NotJusta - nope no crying and not even when I got very publicly told off in front of the whole lab for having the most radioactively contaminated pipette handle ever recorded. 
Me and DW left biochemistry went to work in the City and came back to academic life as economists. Now both retired again. This issue goes across all academic life - not just STEM subjects.
The problem is that by and large men sit at the top of funding bodies, selection panels and university management. They have a powerful influence over the careers of people below them. Even slight prejudice can have a cumulative debilitating effect on a woman's career. Look at the statistics. Women just dont make it to the top in the same numbers as men in academic life.
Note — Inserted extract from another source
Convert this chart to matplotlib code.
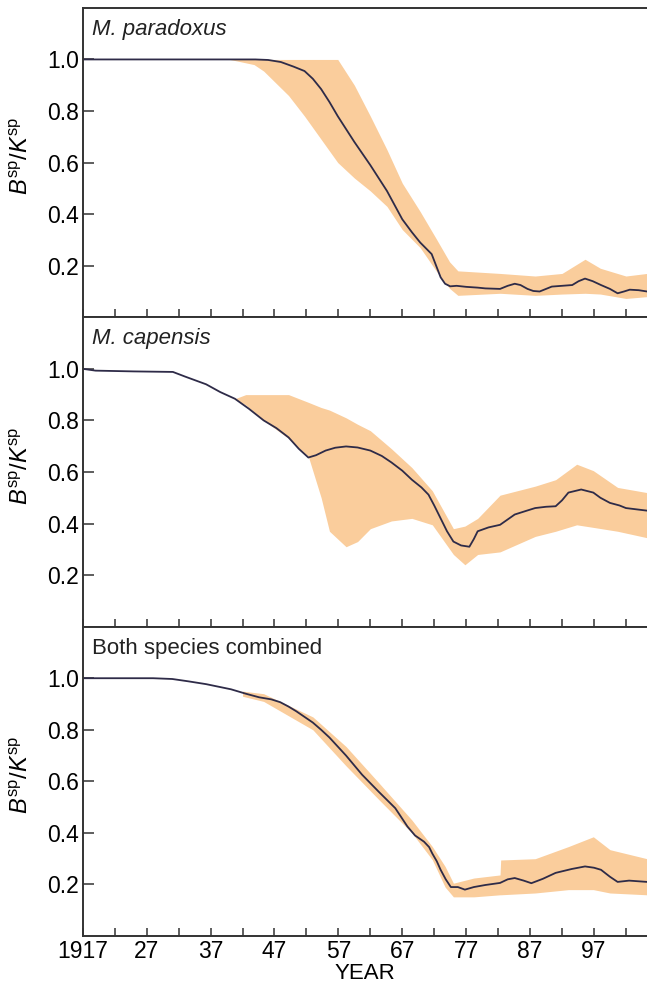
import numpy as np
import matplotlib
matplotlib.use("Agg")
import matplotlib.pyplot as plt

plt.rcParams['font.family'] = ['Liberation Sans', 'DejaVu Sans']
plt.rcParams['mathtext.fontset'] = 'custom'
plt.rcParams['mathtext.rm'] = 'Liberation Sans'
plt.rcParams['mathtext.it'] = 'Liberation Sans:italic'

# --- M. paradoxus ---
years_p = [1917, 1940, 1944, 1946, 1948, 1950, 1951.7, 1953, 1954.3, 1955.6, 1956.9,
           1959.5, 1962, 1964.6, 1967, 1968.5, 1969.8, 1970.8, 1971.6, 1972.3, 1973,
           1973.7, 1974.5, 1975.5, 1977, 1978.8, 1980, 1982.3, 1983.5, 1984.6, 1985.5,
           1986.6, 1987.5, 1988.5, 1989.5, 1990.4, 1992, 1993.6, 1994.6, 1995.6, 1996.8,
           1998.1, 1999.5, 2000.7, 2001.7, 2002.6, 2004, 2005.3]
line_p = [1.0, 1.0, 1.0, 0.998, 0.99, 0.972, 0.955, 0.925, 0.885, 0.835, 0.78,
          0.68, 0.59, 0.49, 0.38, 0.33, 0.29, 0.265, 0.245, 0.2, 0.155,
          0.13, 0.12, 0.122, 0.118, 0.115, 0.112, 0.11, 0.122, 0.13, 0.125,
          0.11, 0.102, 0.10, 0.11, 0.119, 0.122, 0.125, 0.14, 0.15, 0.14,
          0.125, 0.11, 0.093, 0.1, 0.107, 0.105, 0.10]
band_years_p = [1940, 1943.8, 1945.3, 1949.2, 1951.7, 1954.3, 1956.9, 1959.5, 1962, 1964.6,
                1967, 1969.8, 1972.3, 1974.4, 1975.7, 1982.3, 1987.8, 1992, 1995.6, 1998,
                2002, 2005.3]
upper_p = [1.0, 1.0, 1.0, 1.0, 1.0, 1.0, 1.0, 0.9, 0.78, 0.65,
           0.52, 0.41, 0.305, 0.215, 0.18, 0.17, 0.16, 0.17, 0.225, 0.19,
           0.16, 0.17]
lower_p = [1.0, 0.98, 0.955, 0.86, 0.78, 0.69, 0.60, 0.54, 0.49, 0.43,
           0.34, 0.27, 0.18, 0.112, 0.085, 0.093, 0.085, 0.09, 0.093, 0.09,
           0.073, 0.08]

# --- M. capensis ---
years_c = [1917, 1919, 1925, 1931.1, 1933, 1936.3, 1938.5, 1940.8, 1943, 1945.3,
           1947.3, 1949.2, 1950.8, 1952.3, 1953.5, 1955, 1956.5, 1958.2, 1960, 1962,
           1963.8, 1965.3, 1967, 1968.5, 1970, 1971.1, 1972, 1973, 1974, 1975,
           1976.2, 1977.5, 1978.2, 1978.8, 1980.5, 1982.3, 1984.6, 1986.5, 1987.8, 1989.5,
           1991, 1992, 1993, 1995, 1996.9, 1998, 1999.5, 2001, 2002, 2005.3]
line_c = [1.0, 0.993, 0.99, 0.988, 0.97, 0.94, 0.91, 0.884, 0.845, 0.80,
          0.77, 0.734, 0.69, 0.656, 0.665, 0.683, 0.694, 0.699, 0.695, 0.683,
          0.662, 0.637, 0.605, 0.57, 0.54, 0.512, 0.47, 0.42, 0.37, 0.33,
          0.315, 0.31, 0.34, 0.37, 0.385, 0.395, 0.435, 0.45, 0.46, 0.465,
          0.467, 0.49, 0.52, 0.532, 0.52, 0.50, 0.48, 0.47, 0.46, 0.45]
band_years_c = [1940.8, 1942.5, 1945.3, 1949.2, 1952.3, 1954.3, 1955.6, 1958.2, 1960, 1962,
                1965.3, 1968.5, 1971.7, 1975, 1976.8, 1978.8, 1982.3, 1987.8, 1991, 1994.3,
                1996.9, 2000.7, 2005.3]
upper_c = [0.884, 0.9, 0.9, 0.9, 0.87, 0.85, 0.84, 0.81, 0.785, 0.76,
           0.69, 0.617, 0.527, 0.38, 0.39, 0.42, 0.51, 0.545, 0.57, 0.63,
           0.605, 0.54, 0.52]
lower_c = [0.884, 0.86, 0.80, 0.73, 0.66, 0.5, 0.37, 0.31, 0.33, 0.38,
           0.41, 0.42, 0.395, 0.28, 0.24, 0.28, 0.29, 0.35, 0.37, 0.395,
           0.385, 0.37, 0.345]

# --- both species ---
years_b = [1917, 1928, 1931, 1933.5, 1936.3, 1940.2, 1942.5, 1944.6, 1946.5, 1947.9,
           1949.2, 1950.4, 1951.7, 1953, 1954.3, 1955.6, 1958.2, 1960.7, 1963.3, 1965.9,
           1967.8, 1969, 1970.4, 1971.2, 1971.7, 1972.4, 1973, 1973.8, 1974.6, 1975.7,
           1976.8, 1978.2, 1980, 1982.3, 1983.5, 1984.6, 1986, 1987.2, 1989, 1991,
           1993.5, 1995.6, 1997, 1998.1, 1999.5, 2000.7, 2002.5, 2005.3]
line_b = [1.0, 1.0, 0.997, 0.988, 0.977, 0.957, 0.94, 0.926, 0.918, 0.907,
          0.89, 0.872, 0.85, 0.828, 0.80, 0.77, 0.70, 0.626, 0.56, 0.496,
          0.425, 0.39, 0.366, 0.345, 0.32, 0.29, 0.257, 0.22, 0.19, 0.19,
          0.18, 0.19, 0.198, 0.206, 0.22, 0.225, 0.215, 0.205, 0.222, 0.245,
          0.26, 0.27, 0.265, 0.257, 0.23, 0.21, 0.215, 0.21]
band_years_b = [1942, 1945.3, 1953, 1958.2, 1963.3, 1968.5, 1971.7, 1973.7, 1975, 1978.2,
                1982.3, 1982.4, 1987.8, 1993, 1996.9, 1999.5, 2005.3]
upper_b = [0.95, 0.94, 0.85, 0.735, 0.595, 0.45, 0.347, 0.27, 0.205, 0.225,
           0.237, 0.295, 0.30, 0.347, 0.385, 0.335, 0.30]
lower_b = [0.93, 0.91, 0.80, 0.66, 0.53, 0.40, 0.296, 0.19, 0.152, 0.152,
           0.16, 0.16, 0.167, 0.18, 0.18, 0.167, 0.16]

titles = ['M. paradoxus', 'M. capensis', 'Both species combined']
title_style = ['italic', 'italic', 'normal']
x_ticks = list(range(1917, 2004, 5))
x_labels = ['1917' if t == 1917 else (str(t)[2:] if (t - 1917) % 10 == 0 else '') for t in x_ticks]
y_ticks = [0.2, 0.4, 0.6, 0.8, 1.0]

band_col = '#facd9c'
line_col = '#2e2b48'

fig = plt.figure(figsize=(6.47, 9.85), dpi=100)
fig.subplots_adjust(left=0.128, right=1.0, bottom=0.0497, top=0.992, hspace=0)
axes = fig.subplots(3, 1, sharex=True)

panels = [(years_p, line_p, band_years_p, upper_p, lower_p),
          (years_c, line_c, band_years_c, upper_c, lower_c),
          (years_b, line_b, band_years_b, upper_b, lower_b)]

for i, ax in enumerate(axes):
    yrs, ln, byrs, up, lo = panels[i]
    ax.fill_between(byrs, lo, up, color=band_col, lw=0)
    ax.plot(yrs, ln, color=line_col, lw=1.3)
    ax.set_xlim(1917, 2005.3)
    ax.set_ylim(0, 1.2)
    ax.set_yticks(y_ticks)
    ax.set_yticklabels(['%.1f' % v for v in y_ticks])
    ax.set_xticks(x_ticks)
    ax.set_xticklabels(x_labels)
    ax.tick_params(axis='both', direction='in', length=6, width=1.1, labelsize=16.5, color='#333333')
    ax.tick_params(axis='y', length=8, pad=3)
    ax.spines['right'].set_visible(False)
    for s in ['left', 'bottom', 'top']:
        ax.spines[s].set_linewidth(1.4)
        ax.spines[s].set_color('#333333')
    ax.set_ylabel(r'$B^{\rm sp}/K^{\rm sp}$', fontsize=17)
    ax.yaxis.set_label_coords(-0.088, 0.52)
    ax.text(0.016, 0.93, titles[i], transform=ax.transAxes, fontsize=16,
            style=title_style[i], va='center', ha='left', color='#222222')

axes[2].set_xlabel('YEAR', fontsize=16, labelpad=0)
axes[2].tick_params(axis='x', pad=3)

fig.savefig('out.png', dpi=100)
It is the allocation of funding, the allocation of work load, inclusion on departmental committees and inclusion or exclusion of someone as co-author on a paper that makes all the difference to career progression. The lack of progression of women throughout all of academic life is because of the is death by a thousand cuts effects. Tiny bits of discrimination over a long career that mean you don't get the funding in this round but in the next round. You get allocated a heavier teaching load than a man that holds back your research. The taking of your work by a professor who publishes it under their name but not including you on the paper as co-author. The slightly harsher peer review of your work that means you dont get in the 4* journal. I strongly suspect that there is also a sort of 'you publish my paper and I will publish yours' collusion between top academics that women are naturally excluded from - especially as journal editors also are almost all men.
Its all cumulative throughout a career. Each event is too small to prove sexism and discrimination actually occurred but it holds back a young female academics career just enough to put her behind her male peers and then she has a baby and the dye is cast. No account is taken of that in your ability to publish. Your lack of publishing proves you are useless. You miss the REF and suddenly you are a whole grade behind your male peers. You come back from maternity leave and find you have been automatically allocated to 'lecturer track' with massive amounts of teaching while your male colleague has bought themselves out of teaching because they have funding and is now sitting on important committees with older male colleagues so gets noticed more.
I know a female professor in biochemistry and she is brilliant but took years to make it to professor and at least 10 years behind her male peers. No doubt at all it is because she is a woman.